By MHC Advancement on June 30, 2016 at 12:47 PM

Rochelle Thomas '01 recalls Mount Holyoke as being the greatest academic experience of her life: "I try to give something to MHC every year because I will never forget the experiences I had and hope that it continues to inspire more women for centuries to come. I am ever so jealous of the FPs, because I wish I could walk through the MHC gates with the knowledge of the world as I now know it. I don't think I would ever leave!"

What's the greatest lesson you learned while at MHC? We were all once fish!

What's your favorite spot on campus? So many! I always remember the flowering trees that were just outside of Buckland. They were probably insignificant to almost everyone else but it was a reminder of all of the touches of beauty around campus. But, the waterfall, the equestrian center, the path around the lake—the possibilities are endless!
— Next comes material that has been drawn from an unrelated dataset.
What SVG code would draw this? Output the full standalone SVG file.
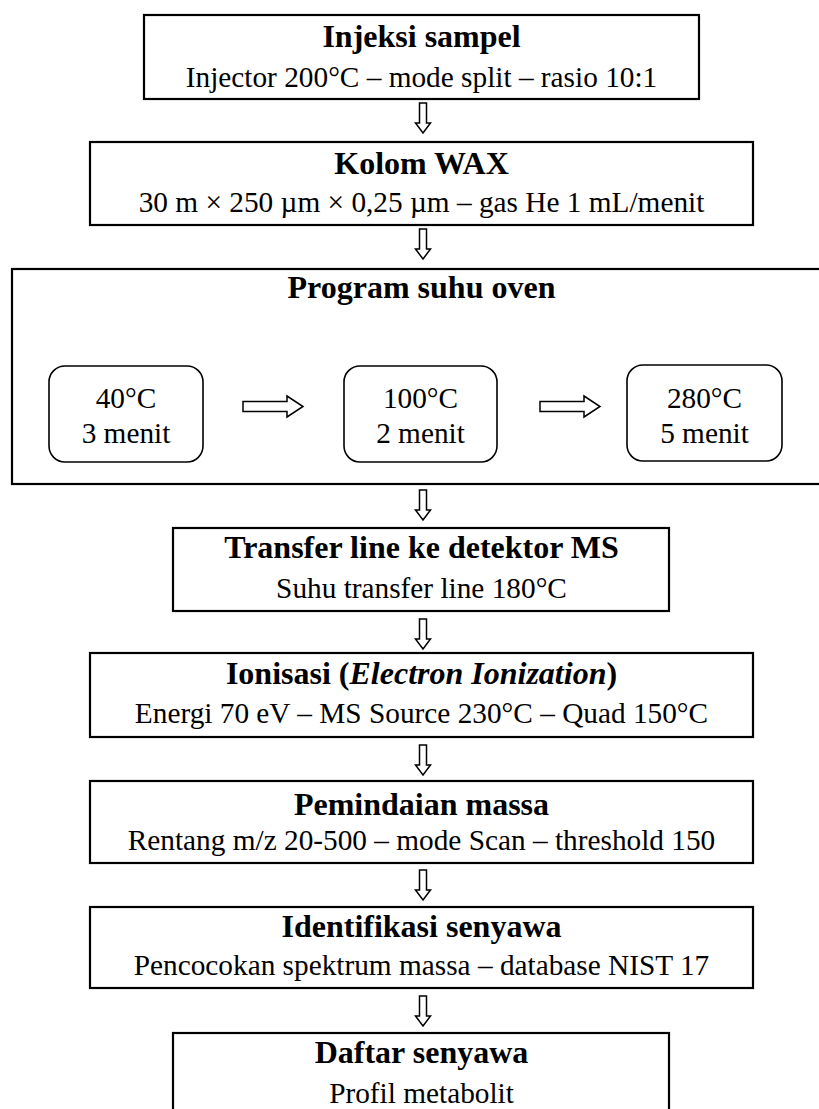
<svg xmlns="http://www.w3.org/2000/svg" width="819" height="1109" viewBox="0 0 819 1109">
<defs>
<style>
.box{fill:#fff;stroke:#000;stroke-width:2.2}
.rbox{fill:#fff;stroke:#000;stroke-width:1.6}
.arr{fill:#fff;stroke:#000;stroke-width:1.5;stroke-linejoin:miter}
.t{font-family:"Liberation Serif","Times New Roman",serif;font-size:32px;font-weight:bold;text-anchor:middle;fill:#000}
.s{font-family:"Liberation Serif","Times New Roman",serif;font-size:29.3px;text-anchor:middle;fill:#000}
</style>
<path id="down" d="M-3.5,0 h7 v20 h4 l-7.5,10 l-7.5,-10 h4 z"/>
<path id="right" d="M0,-5 h44 v-5.5 l16,10.5 l-16,10.5 v-5.5 h-44 z"/>
</defs>
<rect width="819" height="1109" fill="#fff"/>
<g id="n1">
<rect class="box" x="144" y="15" width="555" height="84"/>
<text class="t" x="421.5" y="47">Injeksi sampel</text>
<text class="s" x="421.5" y="87">Injector 200°C – mode split – rasio 10:1</text>
</g>
<g id="n2">
<rect class="box" x="90" y="142" width="663" height="83"/>
<text class="t" x="421.5" y="174">Kolom WAX</text>
<text class="s" x="421.5" y="212">30 m × 250 µm × 0,25 µm – gas He 1 mL/menit</text>
</g>
<g id="n3">
<rect class="box" x="12" y="269" width="830" height="215"/>
<text class="t" x="421.5" y="298">Program suhu oven</text>
</g>
<g id="n3a">
<rect class="rbox" x="49" y="366" width="154" height="96" rx="16"/>
<text class="s" x="126" y="408">40°C</text>
<text class="s" x="126" y="443">3 menit</text>
</g>
<g id="n3b">
<rect class="rbox" x="344" y="366" width="153" height="96" rx="16"/>
<text class="s" x="420.5" y="408">100°C</text>
<text class="s" x="420.5" y="443">2 menit</text>
</g>
<g id="n3c">
<rect class="rbox" x="627" y="365" width="155" height="96" rx="16"/>
<text class="s" x="704.5" y="408">280°C</text>
<text class="s" x="704.5" y="443">5 menit</text>
</g>
<g id="n4">
<rect class="box" x="173" y="528" width="496" height="83"/>
<text class="t" x="421.5" y="558">Transfer line ke detektor MS</text>
<text class="s" x="421.5" y="598">Suhu transfer line 180°C</text>
</g>
<g id="n5">
<rect class="box" x="90" y="653" width="663" height="84"/>
<text class="t" x="421.5" y="684">Ionisasi (<tspan font-style="italic">Electron Ionization</tspan>)</text>
<text class="s" x="421.5" y="723">Energi 70 eV – MS Source 230°C – Quad 150°C</text>
</g>
<g id="n6">
<rect class="box" x="90" y="781" width="663" height="82"/>
<text class="t" x="421.5" y="815">Pemindaian massa</text>
<text class="s" x="421.5" y="850">Rentang m/z 20-500 – mode Scan – threshold 150</text>
</g>
<g id="n7">
<rect class="box" x="90" y="907" width="663" height="81"/>
<text class="t" x="421.5" y="937">Identifikasi senyawa</text>
<text class="s" x="421.5" y="975">Pencocokan spektrum massa – database NIST 17</text>
</g>
<g id="n8">
<rect class="box" x="173" y="1033" width="496" height="90"/>
<text class="t" x="421.5" y="1063">Daftar senyawa</text>
<text class="s" x="421.5" y="1103">Profil metabolit</text>
</g>
<g id="connectors">
<use href="#down" class="arr" x="423" y="103"/>
<use href="#down" class="arr" x="423" y="229"/>
<use href="#down" class="arr" x="423" y="490"/>
<use href="#down" class="arr" x="423" y="619"/>
<use href="#down" class="arr" x="423" y="745"/>
<use href="#down" class="arr" x="423" y="870"/>
<use href="#down" class="arr" x="423" y="996"/>
<use href="#right" class="arr" x="243" y="406.5"/>
<use href="#right" class="arr" x="540" y="406.5"/>
</g>
</svg>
You recently made a gift to MHC. Can you tell us what inspired you to give? I received a very generous financial aid package that enabled me to attend MHC and I hope many other women are able to benefit from such a gift in the future. Additionally, I hope that the College continues to attract such world class educators. Not a day goes by when I don't think about how much the faculty was invested in its students, taking the time to have lunch with us, invite us into their homes and answer e-mails about anything. A lot of learning happened outside of the classroom. And, the campus ain't too shabby to look at either!